-- START OF Source records --

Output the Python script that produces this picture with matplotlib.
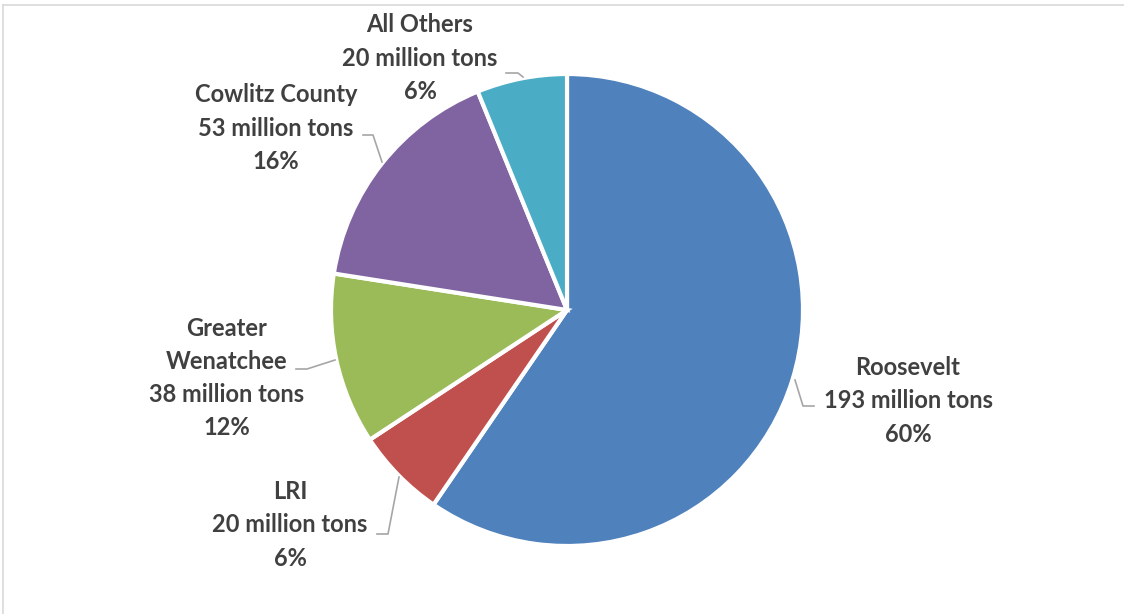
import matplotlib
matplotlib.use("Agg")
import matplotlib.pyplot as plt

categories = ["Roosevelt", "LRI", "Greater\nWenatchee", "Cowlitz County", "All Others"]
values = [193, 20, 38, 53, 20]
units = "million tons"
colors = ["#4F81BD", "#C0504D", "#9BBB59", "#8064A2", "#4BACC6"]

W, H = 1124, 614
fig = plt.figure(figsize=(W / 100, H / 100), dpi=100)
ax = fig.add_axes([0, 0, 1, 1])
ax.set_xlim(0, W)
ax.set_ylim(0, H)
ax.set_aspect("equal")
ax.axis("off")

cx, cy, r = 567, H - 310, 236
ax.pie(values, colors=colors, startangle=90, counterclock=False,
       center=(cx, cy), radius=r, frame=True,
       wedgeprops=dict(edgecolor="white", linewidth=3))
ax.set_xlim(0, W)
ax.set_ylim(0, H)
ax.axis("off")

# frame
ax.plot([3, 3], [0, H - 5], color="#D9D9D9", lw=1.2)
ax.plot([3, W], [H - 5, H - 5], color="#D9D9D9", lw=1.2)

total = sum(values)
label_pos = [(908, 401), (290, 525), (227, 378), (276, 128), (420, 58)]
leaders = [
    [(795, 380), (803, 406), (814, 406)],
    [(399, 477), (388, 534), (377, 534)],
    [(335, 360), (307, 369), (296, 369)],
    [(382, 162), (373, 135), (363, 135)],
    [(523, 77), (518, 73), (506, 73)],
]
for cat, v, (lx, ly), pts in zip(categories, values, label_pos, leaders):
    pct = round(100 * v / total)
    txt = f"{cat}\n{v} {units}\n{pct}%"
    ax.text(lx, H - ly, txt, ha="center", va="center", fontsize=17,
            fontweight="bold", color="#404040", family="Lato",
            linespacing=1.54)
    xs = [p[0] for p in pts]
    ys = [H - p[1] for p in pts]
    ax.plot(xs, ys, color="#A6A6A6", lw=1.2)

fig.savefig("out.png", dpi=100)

-- END OF Source records --
-- START OF Source records --

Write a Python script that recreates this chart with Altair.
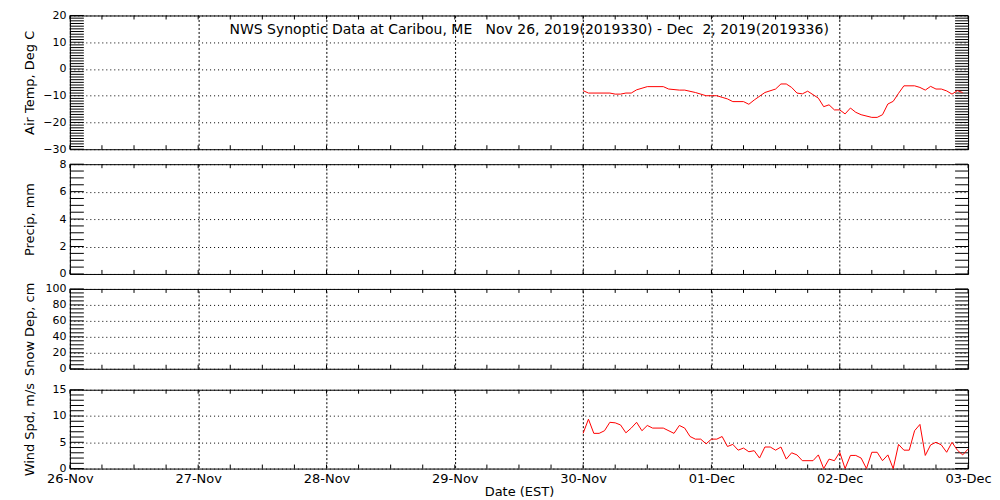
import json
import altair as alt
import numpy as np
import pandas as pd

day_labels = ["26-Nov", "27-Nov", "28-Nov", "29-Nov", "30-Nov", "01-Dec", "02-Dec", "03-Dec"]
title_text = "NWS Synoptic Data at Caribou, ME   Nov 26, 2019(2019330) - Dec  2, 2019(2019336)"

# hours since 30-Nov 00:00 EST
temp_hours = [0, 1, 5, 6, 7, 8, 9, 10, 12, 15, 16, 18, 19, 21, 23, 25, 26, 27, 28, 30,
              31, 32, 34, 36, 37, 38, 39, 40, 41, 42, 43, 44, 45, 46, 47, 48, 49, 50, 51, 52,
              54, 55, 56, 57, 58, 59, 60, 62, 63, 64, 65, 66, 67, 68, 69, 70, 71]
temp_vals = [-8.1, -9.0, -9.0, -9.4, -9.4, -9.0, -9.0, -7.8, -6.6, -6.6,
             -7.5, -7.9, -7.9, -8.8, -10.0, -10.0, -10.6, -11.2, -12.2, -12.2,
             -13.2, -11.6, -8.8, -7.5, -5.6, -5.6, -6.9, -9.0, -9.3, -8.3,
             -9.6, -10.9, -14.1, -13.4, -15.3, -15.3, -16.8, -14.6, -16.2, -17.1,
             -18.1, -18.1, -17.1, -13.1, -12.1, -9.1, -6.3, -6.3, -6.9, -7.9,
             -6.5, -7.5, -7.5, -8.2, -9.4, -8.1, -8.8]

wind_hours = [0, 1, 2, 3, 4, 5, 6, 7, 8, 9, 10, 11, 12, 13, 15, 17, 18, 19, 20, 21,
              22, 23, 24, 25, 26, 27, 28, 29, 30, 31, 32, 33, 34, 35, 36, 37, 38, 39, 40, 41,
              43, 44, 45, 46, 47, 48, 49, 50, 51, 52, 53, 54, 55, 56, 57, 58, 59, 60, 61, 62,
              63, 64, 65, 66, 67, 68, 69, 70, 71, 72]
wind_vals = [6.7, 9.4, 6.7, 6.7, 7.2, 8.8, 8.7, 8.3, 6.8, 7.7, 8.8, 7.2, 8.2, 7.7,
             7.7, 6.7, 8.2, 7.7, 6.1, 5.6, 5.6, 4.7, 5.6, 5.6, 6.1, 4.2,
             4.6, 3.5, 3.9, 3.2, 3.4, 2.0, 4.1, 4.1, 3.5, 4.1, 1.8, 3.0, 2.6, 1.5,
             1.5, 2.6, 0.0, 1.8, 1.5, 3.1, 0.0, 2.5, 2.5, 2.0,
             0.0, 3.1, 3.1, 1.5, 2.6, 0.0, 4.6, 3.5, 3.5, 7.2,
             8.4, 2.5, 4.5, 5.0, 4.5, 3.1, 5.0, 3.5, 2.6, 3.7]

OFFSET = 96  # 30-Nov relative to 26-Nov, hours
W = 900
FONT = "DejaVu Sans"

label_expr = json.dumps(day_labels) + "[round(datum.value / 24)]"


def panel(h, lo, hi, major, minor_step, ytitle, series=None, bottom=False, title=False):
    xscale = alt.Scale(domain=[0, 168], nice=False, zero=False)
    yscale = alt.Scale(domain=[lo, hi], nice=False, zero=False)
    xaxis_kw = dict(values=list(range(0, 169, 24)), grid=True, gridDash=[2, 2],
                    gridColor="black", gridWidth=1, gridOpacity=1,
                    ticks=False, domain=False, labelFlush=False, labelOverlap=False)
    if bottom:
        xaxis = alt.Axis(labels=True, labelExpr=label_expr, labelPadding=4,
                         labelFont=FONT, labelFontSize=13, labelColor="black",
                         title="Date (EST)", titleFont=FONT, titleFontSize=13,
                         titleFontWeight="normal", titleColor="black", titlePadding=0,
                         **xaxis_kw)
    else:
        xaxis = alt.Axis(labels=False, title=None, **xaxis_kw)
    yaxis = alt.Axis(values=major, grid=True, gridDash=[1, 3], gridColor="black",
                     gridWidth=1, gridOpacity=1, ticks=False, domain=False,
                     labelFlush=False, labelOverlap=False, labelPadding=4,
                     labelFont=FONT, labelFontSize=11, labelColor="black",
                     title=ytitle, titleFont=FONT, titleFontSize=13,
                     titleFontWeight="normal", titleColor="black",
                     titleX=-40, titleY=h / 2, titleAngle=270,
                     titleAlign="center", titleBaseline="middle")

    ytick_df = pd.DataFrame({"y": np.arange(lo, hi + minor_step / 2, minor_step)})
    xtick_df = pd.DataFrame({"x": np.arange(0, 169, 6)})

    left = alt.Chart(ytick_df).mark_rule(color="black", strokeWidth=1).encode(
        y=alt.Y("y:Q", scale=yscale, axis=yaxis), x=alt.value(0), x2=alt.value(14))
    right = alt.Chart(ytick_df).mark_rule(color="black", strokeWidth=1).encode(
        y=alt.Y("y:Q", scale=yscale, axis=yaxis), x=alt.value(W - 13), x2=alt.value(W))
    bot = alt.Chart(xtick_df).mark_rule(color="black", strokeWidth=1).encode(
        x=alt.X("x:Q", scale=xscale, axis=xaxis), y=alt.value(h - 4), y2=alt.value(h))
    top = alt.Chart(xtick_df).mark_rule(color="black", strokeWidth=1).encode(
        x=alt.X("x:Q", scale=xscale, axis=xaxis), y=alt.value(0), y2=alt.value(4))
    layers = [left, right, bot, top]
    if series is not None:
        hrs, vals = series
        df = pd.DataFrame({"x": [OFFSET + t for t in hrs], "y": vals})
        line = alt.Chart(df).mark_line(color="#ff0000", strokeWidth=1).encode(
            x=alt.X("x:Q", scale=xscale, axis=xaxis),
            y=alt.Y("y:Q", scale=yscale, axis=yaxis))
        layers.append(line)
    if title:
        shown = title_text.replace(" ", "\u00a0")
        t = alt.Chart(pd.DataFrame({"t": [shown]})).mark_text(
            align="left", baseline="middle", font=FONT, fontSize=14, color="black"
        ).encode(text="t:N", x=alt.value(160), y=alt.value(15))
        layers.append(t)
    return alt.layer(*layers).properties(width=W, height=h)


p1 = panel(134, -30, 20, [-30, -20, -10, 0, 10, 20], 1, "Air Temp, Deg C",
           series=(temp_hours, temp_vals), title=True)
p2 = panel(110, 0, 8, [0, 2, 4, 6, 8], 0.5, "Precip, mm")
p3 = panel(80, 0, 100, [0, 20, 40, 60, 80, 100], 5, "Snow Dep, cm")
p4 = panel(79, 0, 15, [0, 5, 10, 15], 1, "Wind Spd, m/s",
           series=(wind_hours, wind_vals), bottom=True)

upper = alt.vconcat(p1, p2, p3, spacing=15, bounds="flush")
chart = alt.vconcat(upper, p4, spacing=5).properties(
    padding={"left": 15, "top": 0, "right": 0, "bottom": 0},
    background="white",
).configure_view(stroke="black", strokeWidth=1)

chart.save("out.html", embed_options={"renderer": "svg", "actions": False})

-- END OF Source records --
-- START OF Source records --

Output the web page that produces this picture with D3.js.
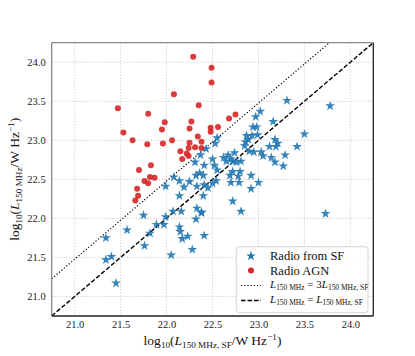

-- END OF Source records --

# Written request
From the line with "Write a Python" to the line with "Synoptic Data at", set down those lines word for word and only those, counting both ends. Pictures stay out of the copy.

# Solution to this task
Write a Python script that recreates this chart with Altair.
import json
import altair as alt
import numpy as np
import pandas as pd

day_labels = ["26-Nov", "27-Nov", "28-Nov", "29-Nov", "30-Nov", "01-Dec", "02-Dec", "03-Dec"]
title_text = "NWS Synoptic Data at Caribou, ME   Nov 26, 2019(2019330) - Dec  2, 2019(2019336)"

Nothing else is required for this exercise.